Given exercise:
Output the material exactly, but drop every image it holds.

-------

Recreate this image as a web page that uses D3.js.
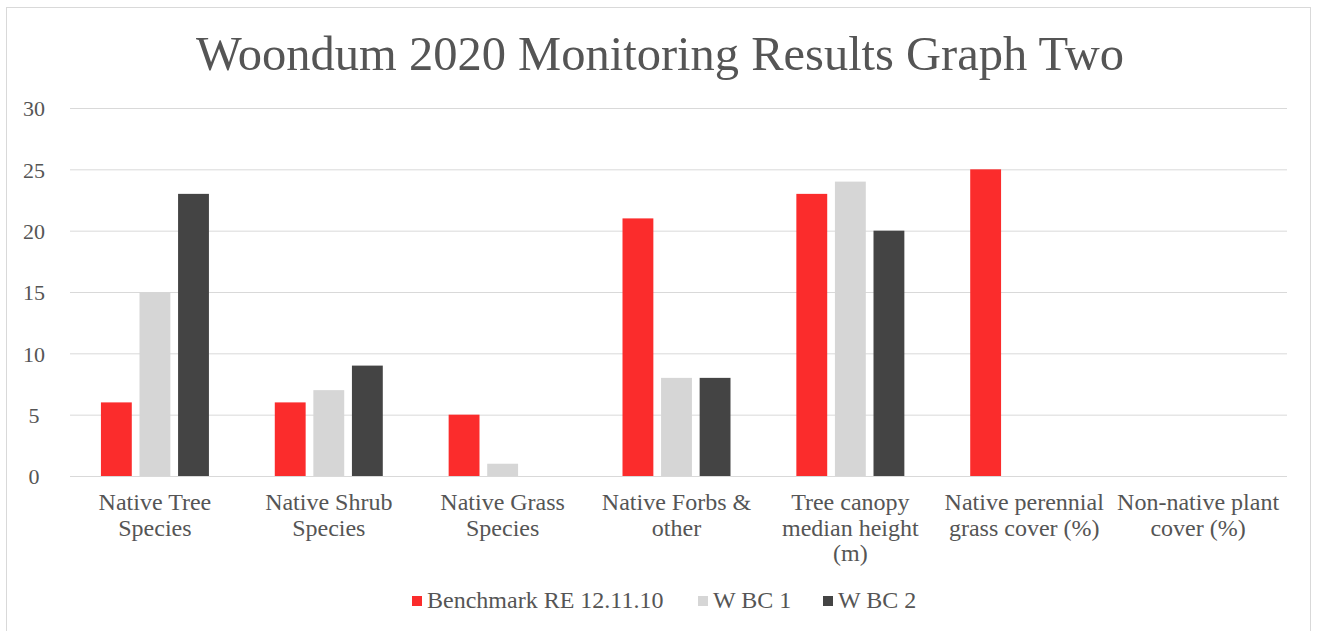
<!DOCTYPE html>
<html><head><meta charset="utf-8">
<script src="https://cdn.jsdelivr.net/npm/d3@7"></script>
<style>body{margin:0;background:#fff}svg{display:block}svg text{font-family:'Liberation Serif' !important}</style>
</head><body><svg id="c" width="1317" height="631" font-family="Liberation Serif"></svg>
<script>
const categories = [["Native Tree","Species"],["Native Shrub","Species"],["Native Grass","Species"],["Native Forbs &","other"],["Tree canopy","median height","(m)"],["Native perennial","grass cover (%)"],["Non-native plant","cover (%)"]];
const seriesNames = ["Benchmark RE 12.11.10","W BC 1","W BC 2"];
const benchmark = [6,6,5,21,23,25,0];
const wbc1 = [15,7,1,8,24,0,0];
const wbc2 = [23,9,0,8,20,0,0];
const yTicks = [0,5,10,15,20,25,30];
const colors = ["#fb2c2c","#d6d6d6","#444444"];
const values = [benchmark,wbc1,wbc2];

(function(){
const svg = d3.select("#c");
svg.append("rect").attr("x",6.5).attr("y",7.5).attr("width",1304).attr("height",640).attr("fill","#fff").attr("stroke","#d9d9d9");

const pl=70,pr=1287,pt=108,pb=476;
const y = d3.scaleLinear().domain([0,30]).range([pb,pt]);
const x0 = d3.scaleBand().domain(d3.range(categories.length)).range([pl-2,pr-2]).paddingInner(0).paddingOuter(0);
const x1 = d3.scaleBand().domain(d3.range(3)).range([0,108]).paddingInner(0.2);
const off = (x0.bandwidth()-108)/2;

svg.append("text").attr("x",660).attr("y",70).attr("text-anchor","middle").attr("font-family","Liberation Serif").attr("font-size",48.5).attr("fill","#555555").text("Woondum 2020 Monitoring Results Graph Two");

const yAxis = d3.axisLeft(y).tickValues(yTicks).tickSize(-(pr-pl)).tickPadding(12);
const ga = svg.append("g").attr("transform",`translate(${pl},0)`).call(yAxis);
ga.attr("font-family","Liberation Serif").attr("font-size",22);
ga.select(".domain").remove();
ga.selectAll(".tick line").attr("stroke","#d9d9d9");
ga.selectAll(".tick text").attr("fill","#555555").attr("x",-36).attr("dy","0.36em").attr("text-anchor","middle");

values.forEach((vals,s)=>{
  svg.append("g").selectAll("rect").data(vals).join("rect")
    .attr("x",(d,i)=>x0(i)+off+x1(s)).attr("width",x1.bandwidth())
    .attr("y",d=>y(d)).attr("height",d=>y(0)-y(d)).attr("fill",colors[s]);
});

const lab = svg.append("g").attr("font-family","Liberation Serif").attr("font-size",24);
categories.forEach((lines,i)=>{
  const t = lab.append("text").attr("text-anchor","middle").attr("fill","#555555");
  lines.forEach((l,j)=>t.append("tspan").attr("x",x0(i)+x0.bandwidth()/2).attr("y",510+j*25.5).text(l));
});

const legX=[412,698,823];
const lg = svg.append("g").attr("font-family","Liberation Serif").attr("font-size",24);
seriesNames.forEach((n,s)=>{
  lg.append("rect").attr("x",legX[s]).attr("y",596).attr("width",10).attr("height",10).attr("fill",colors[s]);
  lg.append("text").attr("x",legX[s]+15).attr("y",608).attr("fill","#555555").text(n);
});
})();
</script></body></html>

-------

Answer to this exercise:
Recreate this image as a web page that uses D3.js.
<!DOCTYPE html>
<html><head><meta charset="utf-8">
<script src="https://cdn.jsdelivr.net/npm/d3@7"></script>
<style>body{margin:0;background:#fff}svg{display:block}svg text{font-family:'Liberation Serif' !important}</style>
</head><body><svg id="c" width="1317" height="631" font-family="Liberation Serif"></svg>
<script>
const categories = [["Native Tree","Species"],["Native Shrub","Species"],["Native Grass","Species"],["Native Forbs &","other"],["Tree canopy","median height","(m)"],["Native perennial","grass cover (%)"],["Non-native plant","cover (%)"]];
const seriesNames = ["Benchmark RE 12.11.10","W BC 1","W BC 2"];
const benchmark = [6,6,5,21,23,25,0];
const wbc1 = [15,7,1,8,24,0,0];
const wbc2 = [23,9,0,8,20,0,0];
const yTicks = [0,5,10,15,20,25,30];
const colors = ["#fb2c2c","#d6d6d6","#444444"];
const values = [benchmark,wbc1,wbc2];

(function(){
const svg = d3.select("#c");
svg.append("rect").attr("x",6.5).attr("y",7.5).attr("width",1304).attr("height",640).attr("fill","#fff").attr("stroke","#d9d9d9");

const pl=70,pr=1287,pt=108,pb=476;
const y = d3.scaleLinear().domain([0,30]).range([pb,pt]);
const x0 = d3.scaleBand().domain(d3.range(categories.length)).range([pl-2,pr-2]).paddingInner(0).paddingOuter(0);
const x1 = d3.scaleBand().domain(d3.range(3)).range([0,108]).paddingInner(0.2);
const off = (x0.bandwidth()-108)/2;

svg.append("text").attr("x",660).attr("y",70).attr("text-anchor","middle").attr("font-family","Liberation Serif").attr("font-size",48.5).attr("fill","#555555").text("Woondum 2020 Monitoring Results Graph Two");

const yAxis = d3.axisLeft(y).tickValues(yTicks).tickSize(-(pr-pl)).tickPadding(12);
const ga = svg.append("g").attr("transform",`translate(${pl},0)`).call(yAxis);
ga.attr("font-family","Liberation Serif").attr("font-size",22);
ga.select(".domain").remove();
ga.selectAll(".tick line").attr("stroke","#d9d9d9");
ga.selectAll(".tick text").attr("fill","#555555").attr("x",-36).attr("dy","0.36em").attr("text-anchor","middle");

values.forEach((vals,s)=>{
  svg.append("g").selectAll("rect").data(vals).join("rect")
    .attr("x",(d,i)=>x0(i)+off+x1(s)).attr("width",x1.bandwidth())
    .attr("y",d=>y(d)).attr("height",d=>y(0)-y(d)).attr("fill",colors[s]);
});

const lab = svg.append("g").attr("font-family","Liberation Serif").attr("font-size",24);
categories.forEach((lines,i)=>{
  const t = lab.append("text").attr("text-anchor","middle").attr("fill","#555555");
  lines.forEach((l,j)=>t.append("tspan").attr("x",x0(i)+x0.bandwidth()/2).attr("y",510+j*25.5).text(l));
});

const legX=[412,698,823];
const lg = svg.append("g").attr("font-family","Liberation Serif").attr("font-size",24);
seriesNames.forEach((n,s)=>{
  lg.append("rect").attr("x",legX[s]).attr("y",596).attr("width",10).attr("height",10).attr("fill",colors[s]);
  lg.append("text").attr("x",legX[s]+15).attr("y",608).attr("fill","#555555").text(n);
});
})();
</script></body></html>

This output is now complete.